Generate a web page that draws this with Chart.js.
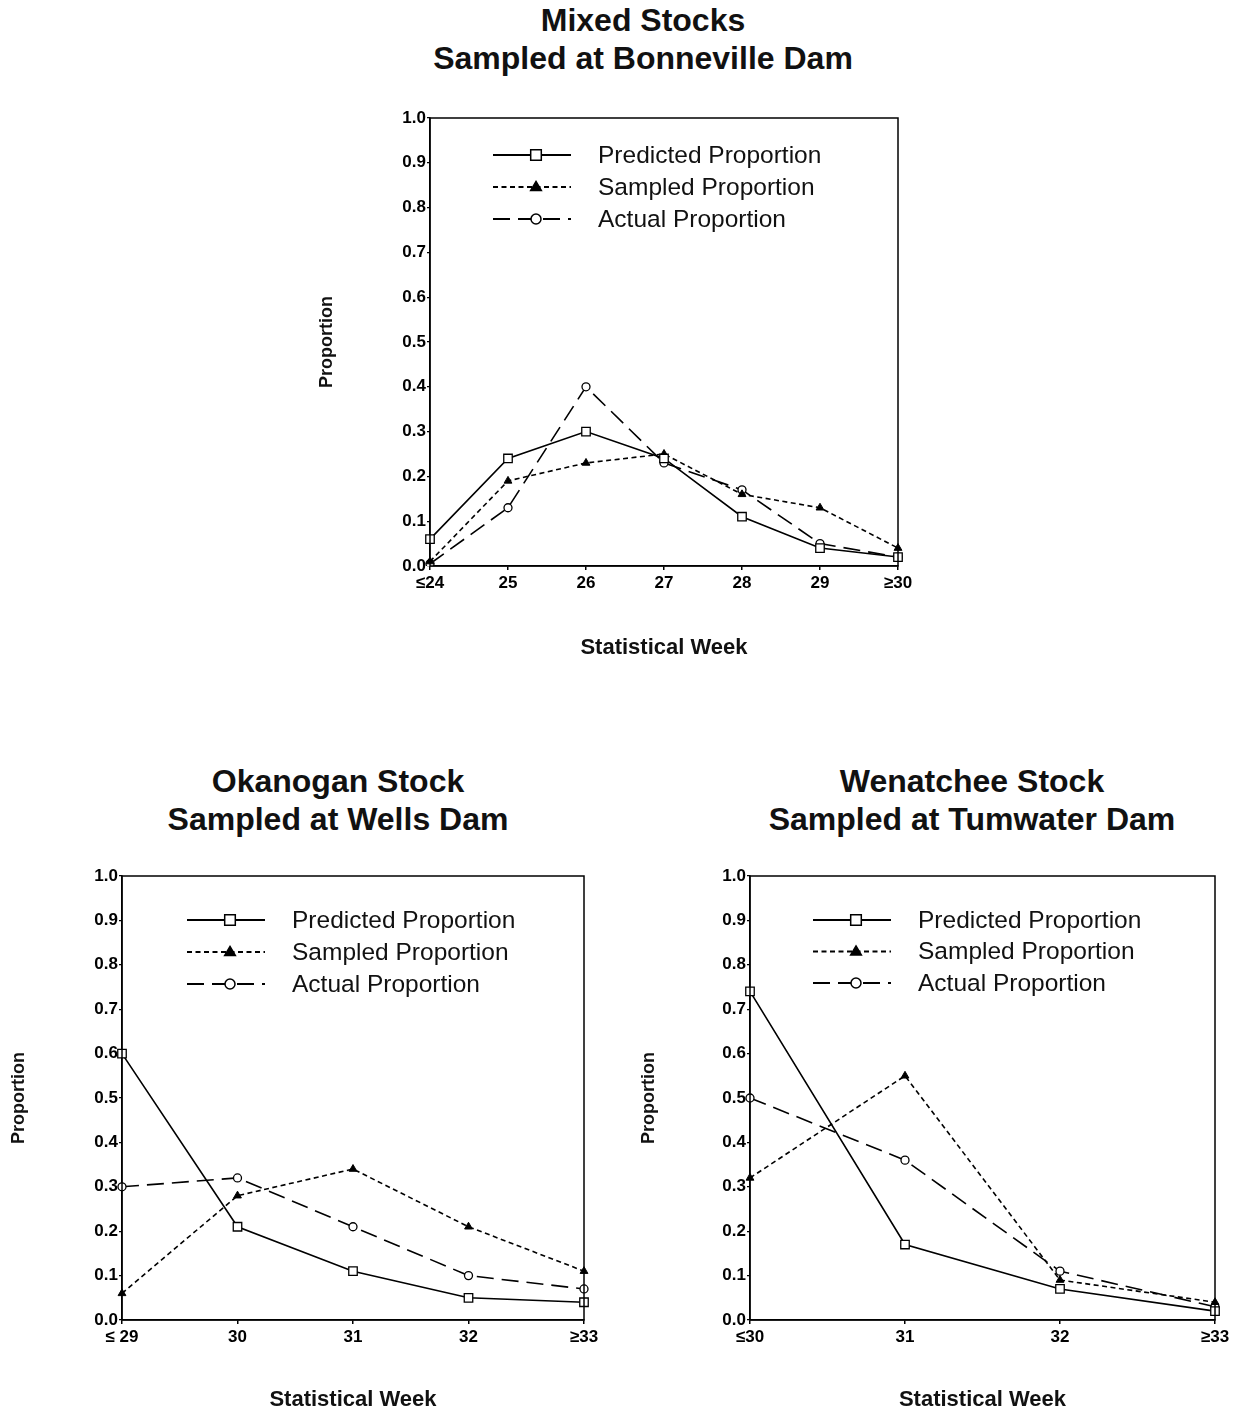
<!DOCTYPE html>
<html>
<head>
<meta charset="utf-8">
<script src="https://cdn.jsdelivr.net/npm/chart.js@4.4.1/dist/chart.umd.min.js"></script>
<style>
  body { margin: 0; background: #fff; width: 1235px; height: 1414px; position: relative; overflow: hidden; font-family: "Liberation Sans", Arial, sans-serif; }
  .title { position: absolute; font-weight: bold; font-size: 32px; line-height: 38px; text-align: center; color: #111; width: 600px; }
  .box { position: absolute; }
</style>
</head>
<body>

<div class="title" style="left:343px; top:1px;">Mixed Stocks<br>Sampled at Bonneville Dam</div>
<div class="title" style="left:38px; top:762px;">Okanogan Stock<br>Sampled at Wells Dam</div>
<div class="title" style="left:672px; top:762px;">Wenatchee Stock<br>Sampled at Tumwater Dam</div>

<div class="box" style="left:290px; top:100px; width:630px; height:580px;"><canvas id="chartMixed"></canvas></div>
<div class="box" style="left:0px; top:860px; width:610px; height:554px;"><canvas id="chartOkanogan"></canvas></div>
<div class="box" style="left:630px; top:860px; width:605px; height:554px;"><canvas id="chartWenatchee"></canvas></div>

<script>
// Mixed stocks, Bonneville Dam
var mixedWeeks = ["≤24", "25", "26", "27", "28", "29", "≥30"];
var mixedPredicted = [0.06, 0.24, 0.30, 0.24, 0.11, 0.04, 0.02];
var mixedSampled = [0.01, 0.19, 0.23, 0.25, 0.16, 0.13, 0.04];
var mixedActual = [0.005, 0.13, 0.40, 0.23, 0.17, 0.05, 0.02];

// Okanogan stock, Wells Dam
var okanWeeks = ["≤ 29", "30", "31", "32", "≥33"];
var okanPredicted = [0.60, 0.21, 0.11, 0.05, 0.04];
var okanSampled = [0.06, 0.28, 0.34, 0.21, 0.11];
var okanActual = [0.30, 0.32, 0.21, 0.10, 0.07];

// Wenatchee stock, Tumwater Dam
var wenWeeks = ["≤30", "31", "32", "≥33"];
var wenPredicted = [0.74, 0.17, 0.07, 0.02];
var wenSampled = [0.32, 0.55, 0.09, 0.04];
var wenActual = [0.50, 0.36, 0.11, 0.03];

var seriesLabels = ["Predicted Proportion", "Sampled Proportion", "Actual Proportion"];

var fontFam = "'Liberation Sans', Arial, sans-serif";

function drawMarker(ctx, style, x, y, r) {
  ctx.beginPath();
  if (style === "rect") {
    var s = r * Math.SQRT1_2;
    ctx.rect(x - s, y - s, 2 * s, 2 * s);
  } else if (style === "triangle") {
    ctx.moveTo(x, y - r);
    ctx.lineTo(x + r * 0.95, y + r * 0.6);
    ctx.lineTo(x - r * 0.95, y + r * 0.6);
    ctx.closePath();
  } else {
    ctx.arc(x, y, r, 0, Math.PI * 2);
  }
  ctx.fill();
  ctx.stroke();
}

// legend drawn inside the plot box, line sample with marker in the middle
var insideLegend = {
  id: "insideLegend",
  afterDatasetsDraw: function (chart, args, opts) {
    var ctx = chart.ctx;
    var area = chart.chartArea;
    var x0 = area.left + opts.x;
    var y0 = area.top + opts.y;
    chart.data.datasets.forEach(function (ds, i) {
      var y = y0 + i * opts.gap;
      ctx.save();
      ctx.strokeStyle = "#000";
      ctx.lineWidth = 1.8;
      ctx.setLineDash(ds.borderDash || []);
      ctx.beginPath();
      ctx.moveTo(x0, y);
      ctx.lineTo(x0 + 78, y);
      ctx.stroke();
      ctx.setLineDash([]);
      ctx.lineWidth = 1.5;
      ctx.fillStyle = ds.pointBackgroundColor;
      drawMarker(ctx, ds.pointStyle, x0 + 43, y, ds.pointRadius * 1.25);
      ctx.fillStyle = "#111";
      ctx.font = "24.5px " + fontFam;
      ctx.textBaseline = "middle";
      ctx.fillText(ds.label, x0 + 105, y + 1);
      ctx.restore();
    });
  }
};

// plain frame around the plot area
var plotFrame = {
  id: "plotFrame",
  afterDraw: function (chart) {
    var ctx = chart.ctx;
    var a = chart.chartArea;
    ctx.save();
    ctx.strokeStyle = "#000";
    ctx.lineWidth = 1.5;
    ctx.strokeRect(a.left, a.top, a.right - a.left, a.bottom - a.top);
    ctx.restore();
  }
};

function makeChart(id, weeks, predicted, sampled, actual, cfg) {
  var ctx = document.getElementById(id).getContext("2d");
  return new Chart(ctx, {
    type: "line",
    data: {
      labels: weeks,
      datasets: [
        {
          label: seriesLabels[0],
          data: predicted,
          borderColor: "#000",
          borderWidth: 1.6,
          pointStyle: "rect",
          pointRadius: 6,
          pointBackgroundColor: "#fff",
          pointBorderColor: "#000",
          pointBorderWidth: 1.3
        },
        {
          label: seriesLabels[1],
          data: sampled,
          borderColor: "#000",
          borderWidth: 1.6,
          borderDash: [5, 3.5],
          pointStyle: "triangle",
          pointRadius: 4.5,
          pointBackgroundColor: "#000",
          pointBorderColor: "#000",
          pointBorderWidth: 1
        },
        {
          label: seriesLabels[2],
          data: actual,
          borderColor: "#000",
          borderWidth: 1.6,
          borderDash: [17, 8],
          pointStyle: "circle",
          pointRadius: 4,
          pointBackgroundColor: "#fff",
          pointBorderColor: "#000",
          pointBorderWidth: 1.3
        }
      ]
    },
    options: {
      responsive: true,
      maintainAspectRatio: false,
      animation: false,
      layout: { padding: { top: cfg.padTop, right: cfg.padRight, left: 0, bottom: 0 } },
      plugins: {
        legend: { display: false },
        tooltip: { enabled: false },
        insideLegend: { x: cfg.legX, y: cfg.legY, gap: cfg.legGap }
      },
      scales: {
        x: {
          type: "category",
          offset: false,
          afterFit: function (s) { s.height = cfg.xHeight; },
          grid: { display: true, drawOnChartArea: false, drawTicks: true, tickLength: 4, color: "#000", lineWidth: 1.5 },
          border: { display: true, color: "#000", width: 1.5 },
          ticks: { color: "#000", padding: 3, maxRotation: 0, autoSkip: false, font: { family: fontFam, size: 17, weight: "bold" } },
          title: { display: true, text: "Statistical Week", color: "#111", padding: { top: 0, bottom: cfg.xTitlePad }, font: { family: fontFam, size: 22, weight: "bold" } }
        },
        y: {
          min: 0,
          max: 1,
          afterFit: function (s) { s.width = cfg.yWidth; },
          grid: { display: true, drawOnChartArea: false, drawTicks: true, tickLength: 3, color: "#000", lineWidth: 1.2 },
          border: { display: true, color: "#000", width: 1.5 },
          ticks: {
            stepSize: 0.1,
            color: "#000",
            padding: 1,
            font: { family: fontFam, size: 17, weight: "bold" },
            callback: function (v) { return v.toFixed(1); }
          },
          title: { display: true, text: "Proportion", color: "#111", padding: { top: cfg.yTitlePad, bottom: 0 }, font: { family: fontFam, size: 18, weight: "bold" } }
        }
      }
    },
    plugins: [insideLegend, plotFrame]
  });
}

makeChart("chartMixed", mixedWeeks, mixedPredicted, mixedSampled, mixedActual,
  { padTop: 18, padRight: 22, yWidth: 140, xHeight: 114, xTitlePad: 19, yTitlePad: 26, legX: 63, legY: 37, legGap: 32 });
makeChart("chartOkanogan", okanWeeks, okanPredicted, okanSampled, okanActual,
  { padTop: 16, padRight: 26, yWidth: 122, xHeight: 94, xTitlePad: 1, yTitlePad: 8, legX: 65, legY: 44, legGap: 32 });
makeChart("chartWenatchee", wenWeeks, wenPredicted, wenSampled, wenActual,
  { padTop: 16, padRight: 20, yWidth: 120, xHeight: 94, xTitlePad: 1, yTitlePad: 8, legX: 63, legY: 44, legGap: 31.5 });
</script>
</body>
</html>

▶ [What to produce]
Lines that hold "with" are the ones to copy; find all of them.

▶ [Task solution]
Generate a web page that draws this with Chart.js.
// legend drawn inside the plot box, line sample with marker in the middle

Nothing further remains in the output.